Exactly the lines from the one with "Emit a component" through the one with "15.2, 17.6, 20.1];" should be returned, both ends included and nothing else. Omit any pictures.

Task material ▸

**********

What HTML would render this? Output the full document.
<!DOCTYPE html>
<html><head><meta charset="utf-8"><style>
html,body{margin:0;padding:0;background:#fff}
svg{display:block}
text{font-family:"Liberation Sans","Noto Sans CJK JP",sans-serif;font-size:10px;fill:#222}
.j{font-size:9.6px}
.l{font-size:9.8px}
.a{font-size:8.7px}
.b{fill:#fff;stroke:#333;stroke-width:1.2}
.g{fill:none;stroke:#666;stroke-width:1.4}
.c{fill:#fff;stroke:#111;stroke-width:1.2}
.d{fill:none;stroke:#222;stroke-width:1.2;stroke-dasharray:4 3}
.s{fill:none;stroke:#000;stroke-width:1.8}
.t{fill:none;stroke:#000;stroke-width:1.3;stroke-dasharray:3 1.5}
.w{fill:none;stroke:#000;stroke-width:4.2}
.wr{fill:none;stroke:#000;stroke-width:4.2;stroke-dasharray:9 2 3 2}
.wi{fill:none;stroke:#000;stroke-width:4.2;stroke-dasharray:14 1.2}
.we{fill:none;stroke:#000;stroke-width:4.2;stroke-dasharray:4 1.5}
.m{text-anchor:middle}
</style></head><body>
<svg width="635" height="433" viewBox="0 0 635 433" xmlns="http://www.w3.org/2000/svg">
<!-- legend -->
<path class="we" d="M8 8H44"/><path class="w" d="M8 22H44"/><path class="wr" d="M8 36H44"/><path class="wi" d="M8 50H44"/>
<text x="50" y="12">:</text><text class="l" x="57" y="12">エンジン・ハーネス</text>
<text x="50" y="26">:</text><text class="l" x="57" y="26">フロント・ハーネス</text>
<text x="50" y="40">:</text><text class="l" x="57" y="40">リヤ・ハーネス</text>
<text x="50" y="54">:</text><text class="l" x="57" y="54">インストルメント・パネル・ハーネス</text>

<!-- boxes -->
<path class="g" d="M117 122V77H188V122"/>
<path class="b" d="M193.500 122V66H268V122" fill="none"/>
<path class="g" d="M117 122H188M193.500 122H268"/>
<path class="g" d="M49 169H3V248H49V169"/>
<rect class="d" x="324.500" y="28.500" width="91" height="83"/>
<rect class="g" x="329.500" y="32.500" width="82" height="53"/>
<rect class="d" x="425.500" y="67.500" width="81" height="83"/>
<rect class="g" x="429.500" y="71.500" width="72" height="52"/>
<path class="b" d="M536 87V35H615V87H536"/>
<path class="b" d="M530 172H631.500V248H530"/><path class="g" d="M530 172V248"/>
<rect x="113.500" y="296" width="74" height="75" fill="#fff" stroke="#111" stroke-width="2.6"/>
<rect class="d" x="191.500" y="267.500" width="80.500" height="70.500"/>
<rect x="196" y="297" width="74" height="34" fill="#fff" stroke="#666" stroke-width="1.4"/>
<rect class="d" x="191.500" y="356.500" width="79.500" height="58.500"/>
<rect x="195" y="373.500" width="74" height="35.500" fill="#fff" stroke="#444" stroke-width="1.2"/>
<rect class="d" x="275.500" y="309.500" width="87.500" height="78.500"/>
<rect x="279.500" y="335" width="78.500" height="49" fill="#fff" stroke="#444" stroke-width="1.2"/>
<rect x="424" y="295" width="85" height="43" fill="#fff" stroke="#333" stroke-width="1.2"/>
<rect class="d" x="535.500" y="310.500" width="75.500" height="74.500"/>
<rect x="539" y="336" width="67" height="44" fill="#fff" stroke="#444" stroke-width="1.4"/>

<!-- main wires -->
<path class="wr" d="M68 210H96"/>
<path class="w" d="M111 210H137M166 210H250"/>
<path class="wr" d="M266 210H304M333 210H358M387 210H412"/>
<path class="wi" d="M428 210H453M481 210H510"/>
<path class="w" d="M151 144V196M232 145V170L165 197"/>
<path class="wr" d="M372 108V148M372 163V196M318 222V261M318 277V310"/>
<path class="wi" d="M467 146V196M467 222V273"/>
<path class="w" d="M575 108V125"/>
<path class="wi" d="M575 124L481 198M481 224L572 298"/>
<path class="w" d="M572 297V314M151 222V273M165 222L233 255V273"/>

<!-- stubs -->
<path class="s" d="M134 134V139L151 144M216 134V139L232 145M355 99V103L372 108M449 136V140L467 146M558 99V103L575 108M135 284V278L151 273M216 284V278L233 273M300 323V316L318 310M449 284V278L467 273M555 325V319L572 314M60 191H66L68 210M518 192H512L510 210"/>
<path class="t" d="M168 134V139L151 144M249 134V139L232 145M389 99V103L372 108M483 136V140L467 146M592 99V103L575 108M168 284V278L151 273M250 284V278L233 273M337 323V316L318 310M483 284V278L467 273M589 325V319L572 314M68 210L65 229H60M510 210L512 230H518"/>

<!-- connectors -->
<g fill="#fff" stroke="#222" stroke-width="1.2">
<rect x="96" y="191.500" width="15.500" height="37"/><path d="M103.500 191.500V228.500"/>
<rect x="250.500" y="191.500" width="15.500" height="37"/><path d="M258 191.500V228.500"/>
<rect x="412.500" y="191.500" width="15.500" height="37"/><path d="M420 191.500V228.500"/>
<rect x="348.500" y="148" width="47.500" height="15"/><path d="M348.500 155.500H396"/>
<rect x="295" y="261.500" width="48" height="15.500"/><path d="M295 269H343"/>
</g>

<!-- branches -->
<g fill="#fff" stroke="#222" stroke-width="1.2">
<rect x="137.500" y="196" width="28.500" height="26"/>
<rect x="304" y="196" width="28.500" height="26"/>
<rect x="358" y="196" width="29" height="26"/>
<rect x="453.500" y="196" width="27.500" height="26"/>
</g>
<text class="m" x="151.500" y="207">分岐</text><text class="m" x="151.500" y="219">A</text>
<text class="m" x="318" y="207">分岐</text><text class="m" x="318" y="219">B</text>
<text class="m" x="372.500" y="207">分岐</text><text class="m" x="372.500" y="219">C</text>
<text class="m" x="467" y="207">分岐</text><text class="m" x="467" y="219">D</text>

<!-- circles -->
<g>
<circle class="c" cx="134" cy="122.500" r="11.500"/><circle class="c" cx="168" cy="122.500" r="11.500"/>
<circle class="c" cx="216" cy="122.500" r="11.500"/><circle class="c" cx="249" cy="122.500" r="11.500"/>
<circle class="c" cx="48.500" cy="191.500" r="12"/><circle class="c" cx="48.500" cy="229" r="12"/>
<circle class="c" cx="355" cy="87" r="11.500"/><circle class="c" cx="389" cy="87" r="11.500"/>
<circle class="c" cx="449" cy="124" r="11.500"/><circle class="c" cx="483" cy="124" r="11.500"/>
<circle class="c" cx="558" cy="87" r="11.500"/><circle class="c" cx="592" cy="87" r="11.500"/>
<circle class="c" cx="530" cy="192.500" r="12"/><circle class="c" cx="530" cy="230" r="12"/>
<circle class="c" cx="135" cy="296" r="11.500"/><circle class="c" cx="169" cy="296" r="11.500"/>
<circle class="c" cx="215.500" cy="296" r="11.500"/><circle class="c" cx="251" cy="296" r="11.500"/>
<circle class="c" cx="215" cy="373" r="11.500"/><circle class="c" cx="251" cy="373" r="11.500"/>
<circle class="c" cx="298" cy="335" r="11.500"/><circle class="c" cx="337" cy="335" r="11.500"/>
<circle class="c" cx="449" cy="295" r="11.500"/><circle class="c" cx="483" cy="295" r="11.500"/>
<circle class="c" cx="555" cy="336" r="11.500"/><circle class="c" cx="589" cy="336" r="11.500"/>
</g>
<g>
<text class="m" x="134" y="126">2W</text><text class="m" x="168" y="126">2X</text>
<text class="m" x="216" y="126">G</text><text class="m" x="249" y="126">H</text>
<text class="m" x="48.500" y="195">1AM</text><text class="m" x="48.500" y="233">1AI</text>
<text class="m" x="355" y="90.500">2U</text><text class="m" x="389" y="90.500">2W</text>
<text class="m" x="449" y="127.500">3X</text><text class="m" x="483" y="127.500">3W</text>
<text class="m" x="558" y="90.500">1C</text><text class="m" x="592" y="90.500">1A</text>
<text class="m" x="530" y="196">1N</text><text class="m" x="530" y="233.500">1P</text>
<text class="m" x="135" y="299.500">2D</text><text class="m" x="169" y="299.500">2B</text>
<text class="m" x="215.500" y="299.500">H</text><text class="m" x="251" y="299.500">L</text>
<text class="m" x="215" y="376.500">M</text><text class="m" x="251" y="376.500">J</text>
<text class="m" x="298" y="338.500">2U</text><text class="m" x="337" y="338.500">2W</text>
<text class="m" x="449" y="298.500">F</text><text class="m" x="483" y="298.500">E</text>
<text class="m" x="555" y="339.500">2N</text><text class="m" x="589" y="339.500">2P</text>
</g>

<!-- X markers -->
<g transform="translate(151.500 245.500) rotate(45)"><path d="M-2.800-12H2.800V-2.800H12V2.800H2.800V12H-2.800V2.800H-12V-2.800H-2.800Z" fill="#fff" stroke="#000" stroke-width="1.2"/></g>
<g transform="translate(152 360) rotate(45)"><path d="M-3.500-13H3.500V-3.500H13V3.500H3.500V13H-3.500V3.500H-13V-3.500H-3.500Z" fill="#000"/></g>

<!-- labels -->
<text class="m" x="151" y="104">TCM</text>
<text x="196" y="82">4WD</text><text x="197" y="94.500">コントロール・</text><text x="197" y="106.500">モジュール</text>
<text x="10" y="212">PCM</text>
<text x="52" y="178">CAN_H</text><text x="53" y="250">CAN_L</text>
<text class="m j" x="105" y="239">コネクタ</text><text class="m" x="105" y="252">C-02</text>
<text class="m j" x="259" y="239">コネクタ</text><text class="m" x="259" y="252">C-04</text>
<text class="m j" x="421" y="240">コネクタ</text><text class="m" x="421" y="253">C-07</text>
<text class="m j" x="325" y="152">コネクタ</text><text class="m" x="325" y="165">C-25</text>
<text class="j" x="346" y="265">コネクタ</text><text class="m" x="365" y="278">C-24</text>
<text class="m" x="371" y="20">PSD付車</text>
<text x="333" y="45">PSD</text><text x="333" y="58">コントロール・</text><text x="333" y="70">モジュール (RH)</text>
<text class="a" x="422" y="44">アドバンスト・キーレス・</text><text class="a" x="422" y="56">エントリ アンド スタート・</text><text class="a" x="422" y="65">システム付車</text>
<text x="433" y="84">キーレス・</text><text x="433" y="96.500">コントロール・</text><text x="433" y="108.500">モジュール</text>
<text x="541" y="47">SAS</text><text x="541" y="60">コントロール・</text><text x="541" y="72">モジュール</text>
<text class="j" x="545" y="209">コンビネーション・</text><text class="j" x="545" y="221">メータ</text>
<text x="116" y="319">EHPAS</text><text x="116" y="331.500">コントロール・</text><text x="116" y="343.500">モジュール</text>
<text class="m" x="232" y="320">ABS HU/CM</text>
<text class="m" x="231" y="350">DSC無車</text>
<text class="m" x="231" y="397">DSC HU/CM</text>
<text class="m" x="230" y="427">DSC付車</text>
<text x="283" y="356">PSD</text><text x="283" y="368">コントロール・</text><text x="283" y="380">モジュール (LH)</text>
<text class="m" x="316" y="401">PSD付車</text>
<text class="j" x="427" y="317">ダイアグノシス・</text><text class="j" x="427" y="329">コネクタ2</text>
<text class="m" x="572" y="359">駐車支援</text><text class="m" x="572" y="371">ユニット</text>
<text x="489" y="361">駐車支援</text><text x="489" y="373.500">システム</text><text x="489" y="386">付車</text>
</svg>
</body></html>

**********

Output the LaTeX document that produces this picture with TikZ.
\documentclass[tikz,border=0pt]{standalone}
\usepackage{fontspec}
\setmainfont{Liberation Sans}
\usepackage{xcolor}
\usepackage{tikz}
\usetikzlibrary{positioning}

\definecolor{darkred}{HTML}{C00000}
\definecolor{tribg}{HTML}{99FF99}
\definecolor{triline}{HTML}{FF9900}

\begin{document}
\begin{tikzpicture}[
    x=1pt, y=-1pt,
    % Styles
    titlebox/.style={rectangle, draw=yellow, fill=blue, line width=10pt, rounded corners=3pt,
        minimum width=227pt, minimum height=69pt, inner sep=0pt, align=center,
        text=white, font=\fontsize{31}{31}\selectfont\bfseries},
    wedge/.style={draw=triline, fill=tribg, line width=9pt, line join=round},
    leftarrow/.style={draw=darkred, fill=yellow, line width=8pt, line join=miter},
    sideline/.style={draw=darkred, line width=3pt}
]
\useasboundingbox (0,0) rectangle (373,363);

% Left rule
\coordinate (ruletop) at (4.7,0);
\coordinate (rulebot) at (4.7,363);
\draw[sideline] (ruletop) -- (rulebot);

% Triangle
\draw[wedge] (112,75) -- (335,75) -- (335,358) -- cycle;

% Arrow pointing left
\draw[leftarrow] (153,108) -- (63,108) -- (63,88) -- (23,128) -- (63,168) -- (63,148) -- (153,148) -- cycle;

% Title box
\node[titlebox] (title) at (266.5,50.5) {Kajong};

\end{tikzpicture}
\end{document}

**********

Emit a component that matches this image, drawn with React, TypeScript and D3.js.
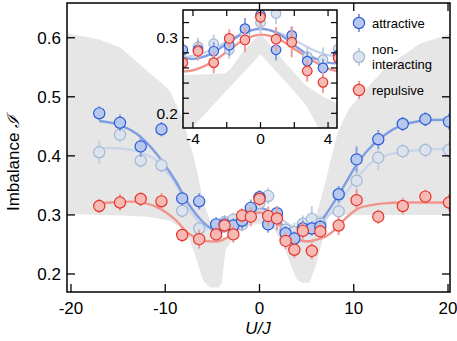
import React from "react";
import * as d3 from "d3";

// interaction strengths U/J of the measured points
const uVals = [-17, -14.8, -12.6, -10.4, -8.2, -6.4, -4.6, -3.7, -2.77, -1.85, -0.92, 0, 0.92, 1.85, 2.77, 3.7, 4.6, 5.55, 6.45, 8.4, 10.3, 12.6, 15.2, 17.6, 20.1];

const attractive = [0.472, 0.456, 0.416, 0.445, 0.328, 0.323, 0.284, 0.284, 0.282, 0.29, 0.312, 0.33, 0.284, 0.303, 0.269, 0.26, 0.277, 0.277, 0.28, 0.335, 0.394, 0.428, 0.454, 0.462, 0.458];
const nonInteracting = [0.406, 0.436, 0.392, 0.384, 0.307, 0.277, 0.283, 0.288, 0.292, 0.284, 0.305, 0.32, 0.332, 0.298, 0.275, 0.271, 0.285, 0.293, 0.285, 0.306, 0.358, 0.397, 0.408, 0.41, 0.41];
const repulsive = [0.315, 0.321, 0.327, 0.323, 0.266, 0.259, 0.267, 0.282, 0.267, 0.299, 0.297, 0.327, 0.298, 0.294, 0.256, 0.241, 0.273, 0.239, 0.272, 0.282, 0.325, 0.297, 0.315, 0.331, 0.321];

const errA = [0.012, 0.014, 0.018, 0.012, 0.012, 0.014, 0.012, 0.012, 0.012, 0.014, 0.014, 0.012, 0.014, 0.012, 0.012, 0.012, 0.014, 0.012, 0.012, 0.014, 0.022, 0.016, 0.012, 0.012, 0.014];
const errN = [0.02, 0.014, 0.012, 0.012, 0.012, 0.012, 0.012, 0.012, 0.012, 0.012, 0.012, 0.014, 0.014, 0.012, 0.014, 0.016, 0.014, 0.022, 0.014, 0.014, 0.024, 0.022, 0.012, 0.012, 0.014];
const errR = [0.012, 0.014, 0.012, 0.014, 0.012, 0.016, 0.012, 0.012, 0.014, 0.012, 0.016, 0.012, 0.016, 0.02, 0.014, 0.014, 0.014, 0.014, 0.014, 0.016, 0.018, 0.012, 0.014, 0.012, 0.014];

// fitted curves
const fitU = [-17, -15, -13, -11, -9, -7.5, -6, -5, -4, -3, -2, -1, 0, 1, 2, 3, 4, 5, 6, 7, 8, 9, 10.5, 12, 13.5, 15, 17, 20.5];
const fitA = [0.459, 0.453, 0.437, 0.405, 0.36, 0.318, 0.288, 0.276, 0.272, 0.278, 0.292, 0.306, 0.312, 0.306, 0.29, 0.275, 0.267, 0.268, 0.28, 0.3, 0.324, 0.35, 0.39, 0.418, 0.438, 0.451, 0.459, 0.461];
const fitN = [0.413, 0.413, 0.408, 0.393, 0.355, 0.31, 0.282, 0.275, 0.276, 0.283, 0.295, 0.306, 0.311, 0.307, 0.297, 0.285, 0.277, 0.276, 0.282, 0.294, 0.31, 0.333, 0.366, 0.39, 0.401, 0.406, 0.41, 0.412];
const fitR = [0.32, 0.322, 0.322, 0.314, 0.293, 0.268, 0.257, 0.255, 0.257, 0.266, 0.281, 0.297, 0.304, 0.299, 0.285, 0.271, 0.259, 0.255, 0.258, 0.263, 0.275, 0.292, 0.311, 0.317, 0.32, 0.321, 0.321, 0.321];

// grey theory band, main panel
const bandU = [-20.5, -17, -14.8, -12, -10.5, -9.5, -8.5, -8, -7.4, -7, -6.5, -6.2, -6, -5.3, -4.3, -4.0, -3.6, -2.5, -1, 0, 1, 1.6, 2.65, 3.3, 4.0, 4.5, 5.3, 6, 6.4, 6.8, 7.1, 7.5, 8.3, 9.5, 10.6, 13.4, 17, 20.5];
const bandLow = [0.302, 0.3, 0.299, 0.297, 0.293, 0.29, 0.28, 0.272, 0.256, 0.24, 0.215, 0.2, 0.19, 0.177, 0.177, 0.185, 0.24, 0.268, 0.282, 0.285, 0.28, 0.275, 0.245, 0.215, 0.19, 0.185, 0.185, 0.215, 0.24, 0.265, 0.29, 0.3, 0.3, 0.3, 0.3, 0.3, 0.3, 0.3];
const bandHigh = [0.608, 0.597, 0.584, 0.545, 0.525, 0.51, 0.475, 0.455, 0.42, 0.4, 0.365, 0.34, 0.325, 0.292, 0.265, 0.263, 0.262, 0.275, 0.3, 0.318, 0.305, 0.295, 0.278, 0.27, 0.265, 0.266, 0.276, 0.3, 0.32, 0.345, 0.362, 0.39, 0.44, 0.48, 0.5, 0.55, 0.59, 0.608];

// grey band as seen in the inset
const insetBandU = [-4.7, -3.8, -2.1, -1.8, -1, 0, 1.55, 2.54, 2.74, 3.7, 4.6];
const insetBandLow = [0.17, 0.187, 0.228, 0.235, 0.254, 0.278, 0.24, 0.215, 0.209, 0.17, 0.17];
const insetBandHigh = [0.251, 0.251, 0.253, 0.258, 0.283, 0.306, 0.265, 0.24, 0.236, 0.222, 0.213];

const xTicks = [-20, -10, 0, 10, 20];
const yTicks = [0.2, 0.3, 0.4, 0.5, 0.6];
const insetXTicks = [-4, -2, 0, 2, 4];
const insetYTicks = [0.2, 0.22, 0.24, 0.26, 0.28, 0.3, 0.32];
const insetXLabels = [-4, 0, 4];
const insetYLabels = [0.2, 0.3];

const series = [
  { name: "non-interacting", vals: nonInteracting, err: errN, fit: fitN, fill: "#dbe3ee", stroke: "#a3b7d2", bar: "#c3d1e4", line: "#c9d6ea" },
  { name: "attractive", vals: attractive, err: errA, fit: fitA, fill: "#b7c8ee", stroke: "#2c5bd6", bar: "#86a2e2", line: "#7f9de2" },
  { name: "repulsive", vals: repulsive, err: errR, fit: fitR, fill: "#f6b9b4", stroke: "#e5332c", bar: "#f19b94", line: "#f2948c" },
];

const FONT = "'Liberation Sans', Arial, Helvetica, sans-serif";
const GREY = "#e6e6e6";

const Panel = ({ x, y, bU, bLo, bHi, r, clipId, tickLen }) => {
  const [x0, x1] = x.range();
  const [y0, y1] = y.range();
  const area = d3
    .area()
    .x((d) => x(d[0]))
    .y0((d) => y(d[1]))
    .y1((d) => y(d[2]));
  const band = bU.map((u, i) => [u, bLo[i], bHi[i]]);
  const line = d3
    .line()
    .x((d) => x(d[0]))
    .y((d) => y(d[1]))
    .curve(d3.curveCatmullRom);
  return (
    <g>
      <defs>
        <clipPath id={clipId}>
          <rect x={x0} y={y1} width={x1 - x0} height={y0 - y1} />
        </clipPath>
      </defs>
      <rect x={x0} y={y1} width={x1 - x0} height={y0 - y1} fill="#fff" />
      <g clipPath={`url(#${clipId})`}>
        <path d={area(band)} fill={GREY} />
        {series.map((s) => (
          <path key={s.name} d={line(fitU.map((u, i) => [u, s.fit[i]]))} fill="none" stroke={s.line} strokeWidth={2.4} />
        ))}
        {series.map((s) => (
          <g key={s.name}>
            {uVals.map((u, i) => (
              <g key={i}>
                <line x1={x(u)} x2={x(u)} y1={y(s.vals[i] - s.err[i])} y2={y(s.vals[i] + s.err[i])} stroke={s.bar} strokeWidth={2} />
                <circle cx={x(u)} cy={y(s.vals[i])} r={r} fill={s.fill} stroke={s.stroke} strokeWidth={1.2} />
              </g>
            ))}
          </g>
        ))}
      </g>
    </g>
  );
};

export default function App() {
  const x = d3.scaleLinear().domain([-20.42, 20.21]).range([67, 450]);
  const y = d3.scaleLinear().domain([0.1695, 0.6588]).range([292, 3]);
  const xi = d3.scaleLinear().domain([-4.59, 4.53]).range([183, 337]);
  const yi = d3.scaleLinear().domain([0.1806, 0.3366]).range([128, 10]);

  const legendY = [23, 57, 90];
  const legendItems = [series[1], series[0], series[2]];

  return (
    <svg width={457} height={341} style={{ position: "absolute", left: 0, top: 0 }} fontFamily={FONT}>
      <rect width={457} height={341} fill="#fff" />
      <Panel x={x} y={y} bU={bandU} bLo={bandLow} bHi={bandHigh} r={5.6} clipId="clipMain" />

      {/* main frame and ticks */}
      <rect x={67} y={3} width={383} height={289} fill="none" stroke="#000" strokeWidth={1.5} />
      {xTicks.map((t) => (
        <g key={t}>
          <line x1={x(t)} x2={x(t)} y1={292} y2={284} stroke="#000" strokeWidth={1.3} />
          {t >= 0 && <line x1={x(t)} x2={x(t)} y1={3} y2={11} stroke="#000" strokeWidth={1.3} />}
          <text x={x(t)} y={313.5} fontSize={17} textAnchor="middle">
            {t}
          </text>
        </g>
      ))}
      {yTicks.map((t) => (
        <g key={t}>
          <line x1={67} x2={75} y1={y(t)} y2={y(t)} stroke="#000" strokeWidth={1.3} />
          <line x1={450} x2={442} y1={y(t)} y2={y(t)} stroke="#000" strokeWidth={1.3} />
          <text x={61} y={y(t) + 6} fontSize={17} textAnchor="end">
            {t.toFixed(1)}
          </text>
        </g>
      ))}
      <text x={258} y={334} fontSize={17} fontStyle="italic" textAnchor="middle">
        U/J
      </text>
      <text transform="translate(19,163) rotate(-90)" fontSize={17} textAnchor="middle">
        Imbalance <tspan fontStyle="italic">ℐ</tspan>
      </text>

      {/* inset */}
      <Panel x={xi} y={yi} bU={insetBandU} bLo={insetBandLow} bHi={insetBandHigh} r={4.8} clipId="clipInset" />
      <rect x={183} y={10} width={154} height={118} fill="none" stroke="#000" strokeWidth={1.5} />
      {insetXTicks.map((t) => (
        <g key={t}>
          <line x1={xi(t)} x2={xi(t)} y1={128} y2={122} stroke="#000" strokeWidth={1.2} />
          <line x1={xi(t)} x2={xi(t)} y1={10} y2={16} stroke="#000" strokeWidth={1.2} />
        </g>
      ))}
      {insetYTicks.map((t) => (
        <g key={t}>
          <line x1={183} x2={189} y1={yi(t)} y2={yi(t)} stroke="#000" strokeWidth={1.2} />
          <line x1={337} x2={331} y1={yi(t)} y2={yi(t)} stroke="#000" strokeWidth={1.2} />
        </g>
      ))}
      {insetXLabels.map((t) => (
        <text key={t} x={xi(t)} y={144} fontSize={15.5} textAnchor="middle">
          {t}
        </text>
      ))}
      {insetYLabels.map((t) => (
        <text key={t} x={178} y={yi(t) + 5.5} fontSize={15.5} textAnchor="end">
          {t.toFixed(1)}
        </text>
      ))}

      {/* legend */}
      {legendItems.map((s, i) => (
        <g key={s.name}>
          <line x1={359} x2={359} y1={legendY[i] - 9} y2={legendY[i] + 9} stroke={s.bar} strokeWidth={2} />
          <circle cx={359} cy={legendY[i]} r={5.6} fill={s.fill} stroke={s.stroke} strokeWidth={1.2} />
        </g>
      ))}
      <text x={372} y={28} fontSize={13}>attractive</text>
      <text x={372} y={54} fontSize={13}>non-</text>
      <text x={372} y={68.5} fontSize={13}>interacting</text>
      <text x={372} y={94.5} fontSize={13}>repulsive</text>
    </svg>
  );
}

**********

Solution to this problem ▸
Emit a component that matches this image, drawn with React, TypeScript and D3.js.
import React from "react";
import * as d3 from "d3";

// interaction strengths U/J of the measured points
const uVals = [-17, -14.8, -12.6, -10.4, -8.2, -6.4, -4.6, -3.7, -2.77, -1.85, -0.92, 0, 0.92, 1.85, 2.77, 3.7, 4.6, 5.55, 6.45, 8.4, 10.3, 12.6, 15.2, 17.6, 20.1];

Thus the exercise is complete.